[Start]
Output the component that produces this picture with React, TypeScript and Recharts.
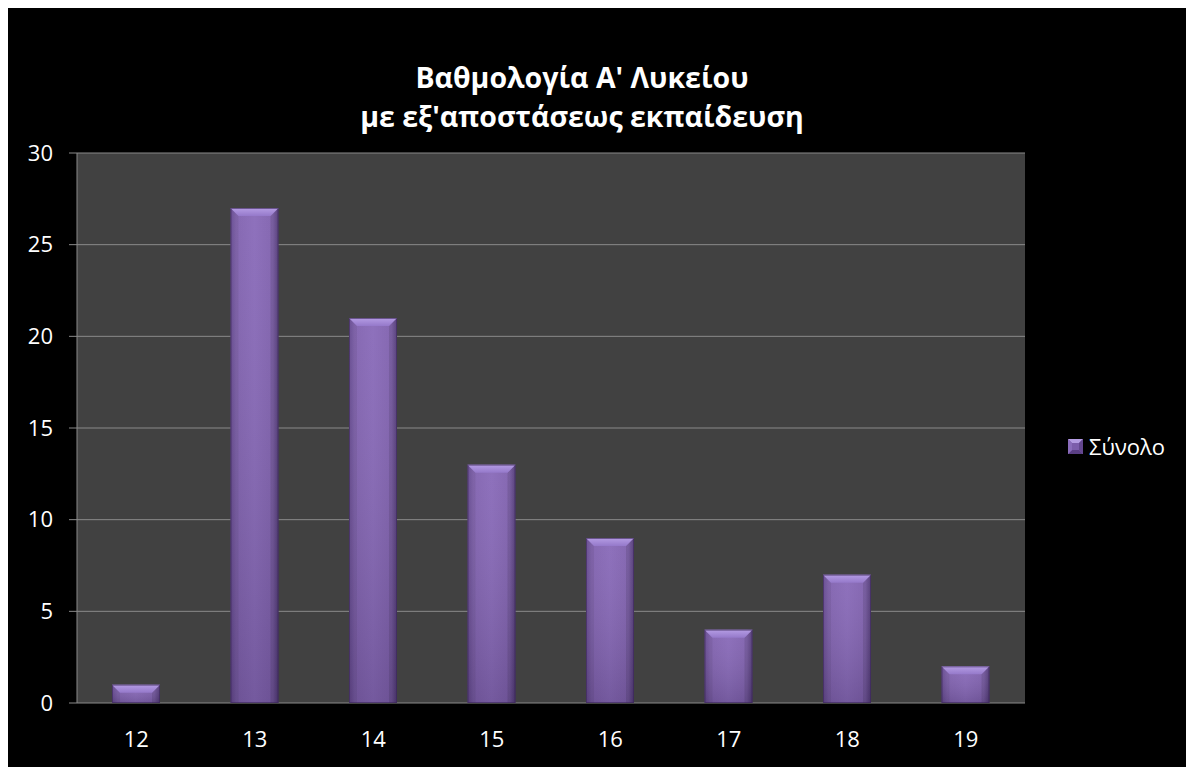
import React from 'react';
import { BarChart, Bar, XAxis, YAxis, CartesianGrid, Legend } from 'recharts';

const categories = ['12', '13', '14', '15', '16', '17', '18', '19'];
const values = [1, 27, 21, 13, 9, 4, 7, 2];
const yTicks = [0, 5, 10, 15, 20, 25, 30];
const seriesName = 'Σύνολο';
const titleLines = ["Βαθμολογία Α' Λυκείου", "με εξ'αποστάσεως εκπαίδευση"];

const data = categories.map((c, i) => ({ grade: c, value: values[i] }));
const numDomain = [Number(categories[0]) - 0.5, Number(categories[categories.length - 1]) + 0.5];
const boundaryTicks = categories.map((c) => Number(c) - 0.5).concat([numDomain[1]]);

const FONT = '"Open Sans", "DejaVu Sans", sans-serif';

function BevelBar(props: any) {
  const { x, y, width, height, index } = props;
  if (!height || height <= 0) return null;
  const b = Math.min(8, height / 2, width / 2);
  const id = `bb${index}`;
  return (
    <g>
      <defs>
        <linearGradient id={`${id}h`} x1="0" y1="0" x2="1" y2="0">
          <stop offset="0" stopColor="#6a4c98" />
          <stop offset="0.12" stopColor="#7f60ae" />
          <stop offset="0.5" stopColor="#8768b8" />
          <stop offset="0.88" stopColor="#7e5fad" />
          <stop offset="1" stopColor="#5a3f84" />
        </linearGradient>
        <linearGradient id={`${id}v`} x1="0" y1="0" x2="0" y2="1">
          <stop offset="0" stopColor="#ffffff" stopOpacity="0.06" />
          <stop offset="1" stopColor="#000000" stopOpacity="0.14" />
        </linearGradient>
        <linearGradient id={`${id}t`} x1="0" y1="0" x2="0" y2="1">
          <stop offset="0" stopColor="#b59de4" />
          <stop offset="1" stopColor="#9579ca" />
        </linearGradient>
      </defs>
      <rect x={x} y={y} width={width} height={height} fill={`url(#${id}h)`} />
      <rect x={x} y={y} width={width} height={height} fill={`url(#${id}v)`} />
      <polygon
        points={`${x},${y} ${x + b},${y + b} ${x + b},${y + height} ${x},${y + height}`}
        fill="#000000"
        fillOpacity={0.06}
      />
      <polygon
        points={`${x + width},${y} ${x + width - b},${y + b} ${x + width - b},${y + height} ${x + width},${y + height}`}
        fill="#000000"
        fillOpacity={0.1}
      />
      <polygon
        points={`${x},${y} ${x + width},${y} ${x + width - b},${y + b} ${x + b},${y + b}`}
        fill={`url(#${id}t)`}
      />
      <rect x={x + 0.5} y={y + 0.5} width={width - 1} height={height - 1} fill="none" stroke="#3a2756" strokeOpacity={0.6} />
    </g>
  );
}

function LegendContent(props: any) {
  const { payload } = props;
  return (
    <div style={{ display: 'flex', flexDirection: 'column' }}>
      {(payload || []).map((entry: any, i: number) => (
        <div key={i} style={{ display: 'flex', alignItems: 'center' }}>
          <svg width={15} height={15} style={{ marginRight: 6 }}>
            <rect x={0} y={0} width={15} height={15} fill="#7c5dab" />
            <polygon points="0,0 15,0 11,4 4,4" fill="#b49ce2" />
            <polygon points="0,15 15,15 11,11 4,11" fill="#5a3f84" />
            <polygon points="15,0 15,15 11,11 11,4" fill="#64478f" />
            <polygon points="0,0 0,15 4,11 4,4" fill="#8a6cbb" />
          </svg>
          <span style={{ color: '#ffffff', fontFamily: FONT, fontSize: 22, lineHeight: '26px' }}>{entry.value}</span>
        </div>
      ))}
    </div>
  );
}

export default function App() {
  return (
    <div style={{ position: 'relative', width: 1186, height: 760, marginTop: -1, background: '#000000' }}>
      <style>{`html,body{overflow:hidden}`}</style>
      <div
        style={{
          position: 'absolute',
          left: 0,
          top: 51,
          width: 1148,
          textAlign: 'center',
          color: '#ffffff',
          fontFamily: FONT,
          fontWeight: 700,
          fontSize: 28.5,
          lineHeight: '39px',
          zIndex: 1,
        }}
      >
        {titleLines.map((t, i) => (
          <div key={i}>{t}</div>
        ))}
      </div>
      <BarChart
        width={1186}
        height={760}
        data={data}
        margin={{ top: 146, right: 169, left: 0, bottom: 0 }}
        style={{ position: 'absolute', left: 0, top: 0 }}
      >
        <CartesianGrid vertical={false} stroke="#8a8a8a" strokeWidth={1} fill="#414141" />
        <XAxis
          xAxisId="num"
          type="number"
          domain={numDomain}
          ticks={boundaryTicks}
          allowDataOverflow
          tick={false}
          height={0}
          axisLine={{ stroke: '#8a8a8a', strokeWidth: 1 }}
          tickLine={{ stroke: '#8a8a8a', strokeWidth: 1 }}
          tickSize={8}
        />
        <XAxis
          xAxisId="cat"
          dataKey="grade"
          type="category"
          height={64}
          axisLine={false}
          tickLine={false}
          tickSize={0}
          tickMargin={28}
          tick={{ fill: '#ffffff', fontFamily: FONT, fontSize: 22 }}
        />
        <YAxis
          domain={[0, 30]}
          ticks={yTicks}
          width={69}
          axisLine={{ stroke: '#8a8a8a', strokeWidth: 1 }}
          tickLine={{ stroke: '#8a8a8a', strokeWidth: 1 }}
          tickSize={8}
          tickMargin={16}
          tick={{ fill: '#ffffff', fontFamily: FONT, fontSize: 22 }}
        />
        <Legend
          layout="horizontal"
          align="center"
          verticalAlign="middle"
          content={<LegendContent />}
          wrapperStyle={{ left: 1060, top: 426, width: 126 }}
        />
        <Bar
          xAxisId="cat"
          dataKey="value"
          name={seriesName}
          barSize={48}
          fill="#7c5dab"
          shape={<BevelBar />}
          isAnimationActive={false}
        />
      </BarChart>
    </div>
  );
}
[End]
[Start]
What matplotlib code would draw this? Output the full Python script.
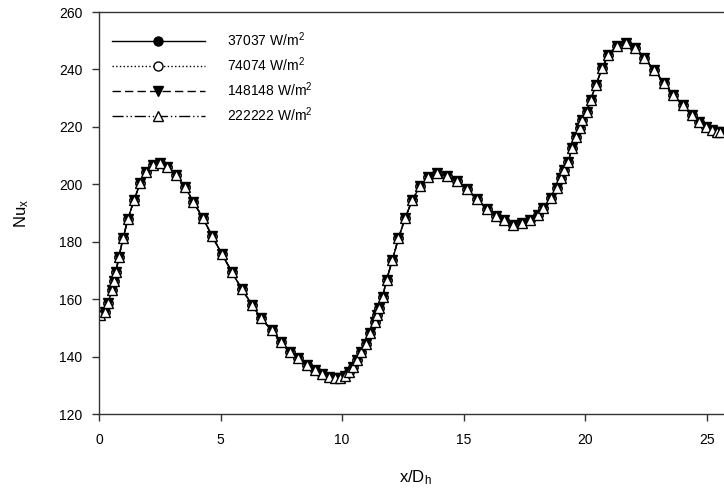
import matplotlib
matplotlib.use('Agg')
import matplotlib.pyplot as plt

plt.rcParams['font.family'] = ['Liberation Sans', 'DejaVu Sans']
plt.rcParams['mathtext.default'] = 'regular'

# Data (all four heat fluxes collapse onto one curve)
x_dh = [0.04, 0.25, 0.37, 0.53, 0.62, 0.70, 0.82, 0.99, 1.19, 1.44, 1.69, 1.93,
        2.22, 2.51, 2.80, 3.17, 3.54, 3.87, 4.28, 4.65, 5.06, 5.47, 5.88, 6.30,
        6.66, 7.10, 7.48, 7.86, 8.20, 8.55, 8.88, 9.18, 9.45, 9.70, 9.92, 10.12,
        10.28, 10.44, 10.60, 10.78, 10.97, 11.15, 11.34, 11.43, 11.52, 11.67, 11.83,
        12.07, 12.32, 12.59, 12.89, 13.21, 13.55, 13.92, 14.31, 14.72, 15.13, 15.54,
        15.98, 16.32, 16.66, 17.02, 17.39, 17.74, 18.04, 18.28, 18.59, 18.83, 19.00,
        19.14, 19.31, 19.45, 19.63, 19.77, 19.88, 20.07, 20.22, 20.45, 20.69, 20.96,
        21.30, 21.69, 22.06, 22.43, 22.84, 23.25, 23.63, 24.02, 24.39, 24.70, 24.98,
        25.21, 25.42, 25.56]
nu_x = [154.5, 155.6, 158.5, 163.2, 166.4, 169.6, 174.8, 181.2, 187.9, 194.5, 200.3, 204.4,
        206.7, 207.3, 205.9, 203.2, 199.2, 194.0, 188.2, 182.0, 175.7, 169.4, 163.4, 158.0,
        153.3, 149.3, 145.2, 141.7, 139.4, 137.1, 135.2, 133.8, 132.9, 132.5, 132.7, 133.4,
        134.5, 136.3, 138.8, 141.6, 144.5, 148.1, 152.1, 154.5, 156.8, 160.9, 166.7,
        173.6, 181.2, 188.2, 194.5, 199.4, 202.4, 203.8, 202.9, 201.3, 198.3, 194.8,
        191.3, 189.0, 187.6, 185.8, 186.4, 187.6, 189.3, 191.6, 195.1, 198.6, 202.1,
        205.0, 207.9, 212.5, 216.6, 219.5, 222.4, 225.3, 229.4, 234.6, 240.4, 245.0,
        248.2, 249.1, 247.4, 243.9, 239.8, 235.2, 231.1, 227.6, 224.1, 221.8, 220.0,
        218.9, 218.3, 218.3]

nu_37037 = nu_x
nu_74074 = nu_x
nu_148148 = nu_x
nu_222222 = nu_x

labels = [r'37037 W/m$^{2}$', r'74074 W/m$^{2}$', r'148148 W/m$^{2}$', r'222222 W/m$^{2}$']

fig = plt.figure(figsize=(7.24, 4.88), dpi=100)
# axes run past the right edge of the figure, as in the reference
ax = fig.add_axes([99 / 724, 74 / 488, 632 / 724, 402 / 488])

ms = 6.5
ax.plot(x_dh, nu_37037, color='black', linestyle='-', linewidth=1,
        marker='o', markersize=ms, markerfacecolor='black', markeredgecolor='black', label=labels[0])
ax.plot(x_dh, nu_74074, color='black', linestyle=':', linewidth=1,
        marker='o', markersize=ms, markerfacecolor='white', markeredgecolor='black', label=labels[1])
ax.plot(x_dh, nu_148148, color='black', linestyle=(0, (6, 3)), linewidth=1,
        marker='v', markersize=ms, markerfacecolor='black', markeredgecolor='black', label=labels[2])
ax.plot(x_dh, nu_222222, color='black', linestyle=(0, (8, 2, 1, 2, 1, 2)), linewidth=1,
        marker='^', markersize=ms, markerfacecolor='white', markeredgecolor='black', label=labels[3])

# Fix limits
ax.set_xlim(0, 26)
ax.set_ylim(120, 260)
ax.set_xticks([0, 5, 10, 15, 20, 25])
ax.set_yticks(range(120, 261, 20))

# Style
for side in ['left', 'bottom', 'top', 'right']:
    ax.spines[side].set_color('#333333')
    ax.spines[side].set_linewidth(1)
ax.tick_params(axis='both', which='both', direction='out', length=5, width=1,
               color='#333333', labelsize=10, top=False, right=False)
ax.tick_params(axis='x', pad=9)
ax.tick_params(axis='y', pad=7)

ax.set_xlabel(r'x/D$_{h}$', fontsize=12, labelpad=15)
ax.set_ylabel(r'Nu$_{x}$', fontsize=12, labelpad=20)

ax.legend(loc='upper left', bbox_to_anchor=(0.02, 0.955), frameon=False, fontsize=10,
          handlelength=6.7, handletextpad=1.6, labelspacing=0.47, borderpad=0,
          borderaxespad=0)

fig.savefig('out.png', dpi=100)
[End]
[Start]
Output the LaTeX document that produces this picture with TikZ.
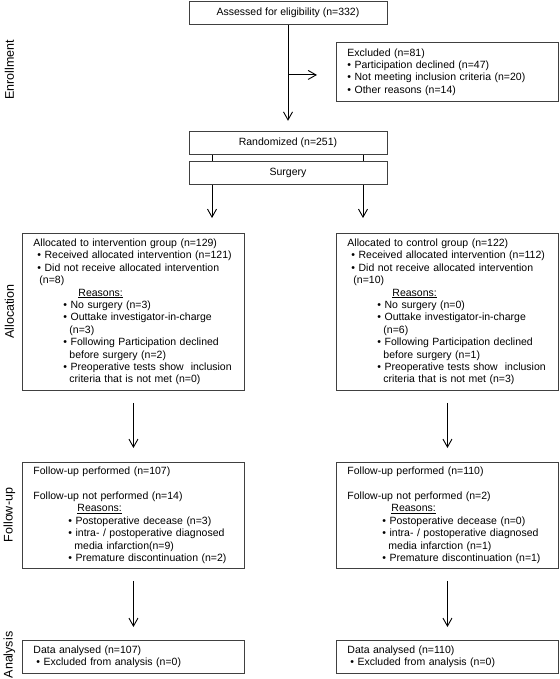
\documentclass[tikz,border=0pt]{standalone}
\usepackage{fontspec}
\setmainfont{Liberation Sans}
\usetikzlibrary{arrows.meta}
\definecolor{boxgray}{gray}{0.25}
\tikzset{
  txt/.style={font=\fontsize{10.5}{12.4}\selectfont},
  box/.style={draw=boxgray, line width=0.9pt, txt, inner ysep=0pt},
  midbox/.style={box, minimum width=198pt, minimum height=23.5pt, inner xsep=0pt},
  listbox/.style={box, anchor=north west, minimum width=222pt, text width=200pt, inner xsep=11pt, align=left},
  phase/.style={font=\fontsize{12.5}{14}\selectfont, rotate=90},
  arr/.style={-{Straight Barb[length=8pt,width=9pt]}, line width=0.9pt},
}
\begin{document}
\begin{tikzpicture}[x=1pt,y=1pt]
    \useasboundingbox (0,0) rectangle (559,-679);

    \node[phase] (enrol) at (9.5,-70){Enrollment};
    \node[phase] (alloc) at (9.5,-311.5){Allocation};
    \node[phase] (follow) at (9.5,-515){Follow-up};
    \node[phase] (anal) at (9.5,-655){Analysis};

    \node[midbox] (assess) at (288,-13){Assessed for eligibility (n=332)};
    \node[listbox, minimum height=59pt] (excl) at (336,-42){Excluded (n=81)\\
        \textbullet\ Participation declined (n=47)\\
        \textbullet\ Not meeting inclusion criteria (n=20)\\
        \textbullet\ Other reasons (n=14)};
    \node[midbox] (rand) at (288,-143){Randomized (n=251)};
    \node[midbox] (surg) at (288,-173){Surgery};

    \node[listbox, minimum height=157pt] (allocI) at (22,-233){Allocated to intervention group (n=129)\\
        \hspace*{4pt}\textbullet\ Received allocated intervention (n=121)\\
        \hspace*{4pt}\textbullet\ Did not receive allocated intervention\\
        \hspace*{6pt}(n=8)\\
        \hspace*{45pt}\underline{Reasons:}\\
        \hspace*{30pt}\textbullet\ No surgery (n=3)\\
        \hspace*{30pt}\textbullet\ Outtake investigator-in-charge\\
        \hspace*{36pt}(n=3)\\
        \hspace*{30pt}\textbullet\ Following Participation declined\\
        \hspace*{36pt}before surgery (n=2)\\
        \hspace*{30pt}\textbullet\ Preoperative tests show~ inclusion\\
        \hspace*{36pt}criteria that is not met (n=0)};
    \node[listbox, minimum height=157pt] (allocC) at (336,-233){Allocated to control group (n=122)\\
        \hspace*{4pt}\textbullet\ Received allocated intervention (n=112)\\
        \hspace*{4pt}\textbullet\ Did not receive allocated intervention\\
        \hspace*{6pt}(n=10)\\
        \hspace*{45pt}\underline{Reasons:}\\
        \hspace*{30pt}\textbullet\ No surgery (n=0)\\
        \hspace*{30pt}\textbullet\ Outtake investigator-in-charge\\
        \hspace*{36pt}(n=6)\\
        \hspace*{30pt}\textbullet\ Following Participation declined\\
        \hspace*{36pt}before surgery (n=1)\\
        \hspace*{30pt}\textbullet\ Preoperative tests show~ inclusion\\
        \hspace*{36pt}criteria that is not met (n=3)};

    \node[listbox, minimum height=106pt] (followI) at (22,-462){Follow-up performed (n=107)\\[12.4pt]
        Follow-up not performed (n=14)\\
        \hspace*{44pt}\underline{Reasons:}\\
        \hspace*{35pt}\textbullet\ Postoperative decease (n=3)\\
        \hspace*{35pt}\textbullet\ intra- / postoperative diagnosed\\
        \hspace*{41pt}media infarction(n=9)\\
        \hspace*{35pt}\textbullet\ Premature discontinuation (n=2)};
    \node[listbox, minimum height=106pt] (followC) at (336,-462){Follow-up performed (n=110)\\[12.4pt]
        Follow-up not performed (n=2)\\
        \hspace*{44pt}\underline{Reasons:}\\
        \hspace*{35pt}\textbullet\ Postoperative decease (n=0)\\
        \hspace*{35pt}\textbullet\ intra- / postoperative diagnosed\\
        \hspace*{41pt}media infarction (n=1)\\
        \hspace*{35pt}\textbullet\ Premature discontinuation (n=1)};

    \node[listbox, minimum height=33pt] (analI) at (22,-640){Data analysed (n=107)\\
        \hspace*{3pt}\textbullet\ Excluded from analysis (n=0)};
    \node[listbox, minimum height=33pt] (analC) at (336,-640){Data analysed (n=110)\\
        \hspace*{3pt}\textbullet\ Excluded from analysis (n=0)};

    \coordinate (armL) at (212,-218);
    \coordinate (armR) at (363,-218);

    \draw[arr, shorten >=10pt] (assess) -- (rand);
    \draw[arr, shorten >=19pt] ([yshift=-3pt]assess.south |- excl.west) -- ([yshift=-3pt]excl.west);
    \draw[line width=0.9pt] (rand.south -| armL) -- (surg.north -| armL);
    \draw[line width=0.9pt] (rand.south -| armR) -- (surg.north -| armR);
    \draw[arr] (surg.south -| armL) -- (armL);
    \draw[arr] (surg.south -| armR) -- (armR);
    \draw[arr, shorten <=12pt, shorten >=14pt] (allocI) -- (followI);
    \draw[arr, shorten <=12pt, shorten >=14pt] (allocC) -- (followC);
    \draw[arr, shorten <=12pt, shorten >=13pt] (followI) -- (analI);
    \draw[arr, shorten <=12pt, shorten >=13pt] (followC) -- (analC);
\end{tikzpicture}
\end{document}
[End]
> **AIM**:
Copy each line in the data that holds the word "Output".

> **THE SOLUTION**:
Output the component that produces this picture with React, TypeScript and Recharts.
What matplotlib code would draw this? Output the full Python script.
Output the LaTeX document that produces this picture with TikZ.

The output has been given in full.